** EXERCISE BRIEF **
Leave out the pictures and restate the rest of the data exactly.

** GIVEN MATERIAL **
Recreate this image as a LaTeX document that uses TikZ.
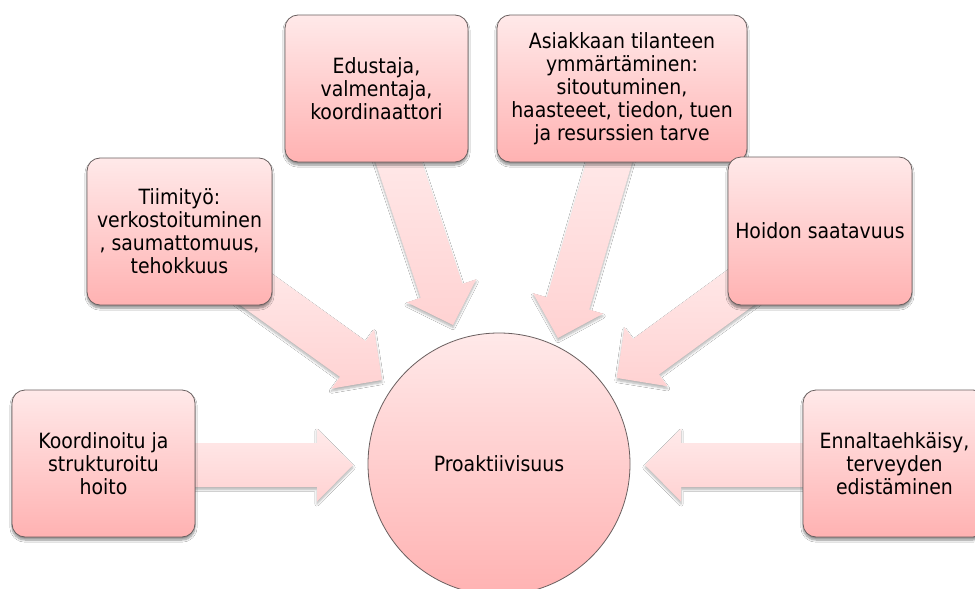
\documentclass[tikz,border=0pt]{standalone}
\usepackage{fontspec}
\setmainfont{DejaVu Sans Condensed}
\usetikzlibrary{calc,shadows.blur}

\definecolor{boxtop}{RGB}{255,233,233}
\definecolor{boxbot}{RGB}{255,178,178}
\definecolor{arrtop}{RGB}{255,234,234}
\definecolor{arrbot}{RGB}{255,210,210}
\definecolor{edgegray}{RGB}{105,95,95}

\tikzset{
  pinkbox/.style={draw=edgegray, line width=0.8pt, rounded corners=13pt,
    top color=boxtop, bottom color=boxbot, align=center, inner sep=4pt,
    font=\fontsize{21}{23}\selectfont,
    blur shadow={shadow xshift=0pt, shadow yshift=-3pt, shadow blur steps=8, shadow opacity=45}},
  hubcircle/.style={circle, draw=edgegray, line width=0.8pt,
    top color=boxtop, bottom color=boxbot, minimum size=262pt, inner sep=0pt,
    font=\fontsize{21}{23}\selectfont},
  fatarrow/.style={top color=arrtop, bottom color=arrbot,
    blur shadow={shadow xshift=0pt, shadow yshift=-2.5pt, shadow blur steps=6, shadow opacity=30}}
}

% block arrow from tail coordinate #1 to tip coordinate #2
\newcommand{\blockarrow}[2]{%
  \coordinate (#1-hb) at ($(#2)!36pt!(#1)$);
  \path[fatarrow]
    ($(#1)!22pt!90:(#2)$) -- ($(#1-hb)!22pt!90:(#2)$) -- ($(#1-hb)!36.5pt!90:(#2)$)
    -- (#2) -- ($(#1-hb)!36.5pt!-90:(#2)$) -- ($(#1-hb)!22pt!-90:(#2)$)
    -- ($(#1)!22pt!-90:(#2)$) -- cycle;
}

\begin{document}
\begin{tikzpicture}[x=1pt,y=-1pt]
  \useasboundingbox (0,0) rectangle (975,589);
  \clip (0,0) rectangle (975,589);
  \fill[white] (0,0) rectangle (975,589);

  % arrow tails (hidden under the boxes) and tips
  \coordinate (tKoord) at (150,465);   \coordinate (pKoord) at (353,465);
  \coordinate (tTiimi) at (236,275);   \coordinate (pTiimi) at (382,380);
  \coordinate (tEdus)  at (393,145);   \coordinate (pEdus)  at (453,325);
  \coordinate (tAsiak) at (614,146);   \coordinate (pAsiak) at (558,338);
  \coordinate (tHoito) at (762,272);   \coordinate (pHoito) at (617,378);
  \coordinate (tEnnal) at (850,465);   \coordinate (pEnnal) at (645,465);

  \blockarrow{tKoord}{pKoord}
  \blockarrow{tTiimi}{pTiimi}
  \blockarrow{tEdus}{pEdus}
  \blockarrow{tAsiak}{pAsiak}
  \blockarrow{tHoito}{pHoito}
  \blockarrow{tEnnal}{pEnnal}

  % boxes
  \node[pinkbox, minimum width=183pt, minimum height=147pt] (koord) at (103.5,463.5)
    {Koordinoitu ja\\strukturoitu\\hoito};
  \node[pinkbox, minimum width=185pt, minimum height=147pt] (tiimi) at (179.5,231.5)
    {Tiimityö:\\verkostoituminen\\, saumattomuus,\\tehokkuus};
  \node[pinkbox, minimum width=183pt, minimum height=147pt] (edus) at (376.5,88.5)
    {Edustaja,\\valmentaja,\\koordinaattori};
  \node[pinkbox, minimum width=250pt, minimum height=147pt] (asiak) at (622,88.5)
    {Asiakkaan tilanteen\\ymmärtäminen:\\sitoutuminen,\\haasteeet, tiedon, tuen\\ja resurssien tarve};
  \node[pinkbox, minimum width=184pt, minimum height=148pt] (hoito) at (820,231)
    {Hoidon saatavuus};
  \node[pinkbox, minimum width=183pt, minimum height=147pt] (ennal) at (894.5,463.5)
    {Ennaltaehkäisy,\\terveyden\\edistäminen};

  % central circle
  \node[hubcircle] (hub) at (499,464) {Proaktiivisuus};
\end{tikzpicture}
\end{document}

** WRITTEN SOLUTION **
Recreate this image as a LaTeX document that uses TikZ.
\documentclass[tikz,border=0pt]{standalone}
\usepackage{fontspec}
\setmainfont{DejaVu Sans Condensed}
\usetikzlibrary{calc,shadows.blur}

\definecolor{boxtop}{RGB}{255,233,233}
\definecolor{boxbot}{RGB}{255,178,178}
\definecolor{arrtop}{RGB}{255,234,234}
\definecolor{arrbot}{RGB}{255,210,210}
\definecolor{edgegray}{RGB}{105,95,95}

\tikzset{
  pinkbox/.style={draw=edgegray, line width=0.8pt, rounded corners=13pt,
    top color=boxtop, bottom color=boxbot, align=center, inner sep=4pt,
    font=\fontsize{21}{23}\selectfont,
    blur shadow={shadow xshift=0pt, shadow yshift=-3pt, shadow blur steps=8, shadow opacity=45}},
  hubcircle/.style={circle, draw=edgegray, line width=0.8pt,
    top color=boxtop, bottom color=boxbot, minimum size=262pt, inner sep=0pt,
    font=\fontsize{21}{23}\selectfont},
  fatarrow/.style={top color=arrtop, bottom color=arrbot,
    blur shadow={shadow xshift=0pt, shadow yshift=-2.5pt, shadow blur steps=6, shadow opacity=30}}
}

% block arrow from tail coordinate #1 to tip coordinate #2
\newcommand{\blockarrow}[2]{%
  \coordinate (#1-hb) at ($(#2)!36pt!(#1)$);
  \path[fatarrow]
    ($(#1)!22pt!90:(#2)$) -- ($(#1-hb)!22pt!90:(#2)$) -- ($(#1-hb)!36.5pt!90:(#2)$)
    -- (#2) -- ($(#1-hb)!36.5pt!-90:(#2)$) -- ($(#1-hb)!22pt!-90:(#2)$)
    -- ($(#1)!22pt!-90:(#2)$) -- cycle;
}

\begin{document}
\begin{tikzpicture}[x=1pt,y=-1pt]
  \useasboundingbox (0,0) rectangle (975,589);
  \clip (0,0) rectangle (975,589);
  \fill[white] (0,0) rectangle (975,589);

  % arrow tails (hidden under the boxes) and tips
  \coordinate (tKoord) at (150,465);   \coordinate (pKoord) at (353,465);
  \coordinate (tTiimi) at (236,275);   \coordinate (pTiimi) at (382,380);
  \coordinate (tEdus)  at (393,145);   \coordinate (pEdus)  at (453,325);
  \coordinate (tAsiak) at (614,146);   \coordinate (pAsiak) at (558,338);
  \coordinate (tHoito) at (762,272);   \coordinate (pHoito) at (617,378);
  \coordinate (tEnnal) at (850,465);   \coordinate (pEnnal) at (645,465);

  \blockarrow{tKoord}{pKoord}
  \blockarrow{tTiimi}{pTiimi}
  \blockarrow{tEdus}{pEdus}
  \blockarrow{tAsiak}{pAsiak}
  \blockarrow{tHoito}{pHoito}
  \blockarrow{tEnnal}{pEnnal}

  % boxes
  \node[pinkbox, minimum width=183pt, minimum height=147pt] (koord) at (103.5,463.5)
    {Koordinoitu ja\\strukturoitu\\hoito};
  \node[pinkbox, minimum width=185pt, minimum height=147pt] (tiimi) at (179.5,231.5)
    {Tiimityö:\\verkostoituminen\\, saumattomuus,\\tehokkuus};
  \node[pinkbox, minimum width=183pt, minimum height=147pt] (edus) at (376.5,88.5)
    {Edustaja,\\valmentaja,\\koordinaattori};
  \node[pinkbox, minimum width=250pt, minimum height=147pt] (asiak) at (622,88.5)
    {Asiakkaan tilanteen\\ymmärtäminen:\\sitoutuminen,\\haasteeet, tiedon, tuen\\ja resurssien tarve};
  \node[pinkbox, minimum width=184pt, minimum height=148pt] (hoito) at (820,231)
    {Hoidon saatavuus};
  \node[pinkbox, minimum width=183pt, minimum height=147pt] (ennal) at (894.5,463.5)
    {Ennaltaehkäisy,\\terveyden\\edistäminen};

  % central circle
  \node[hubcircle] (hub) at (499,464) {Proaktiivisuus};
\end{tikzpicture}
\end{document}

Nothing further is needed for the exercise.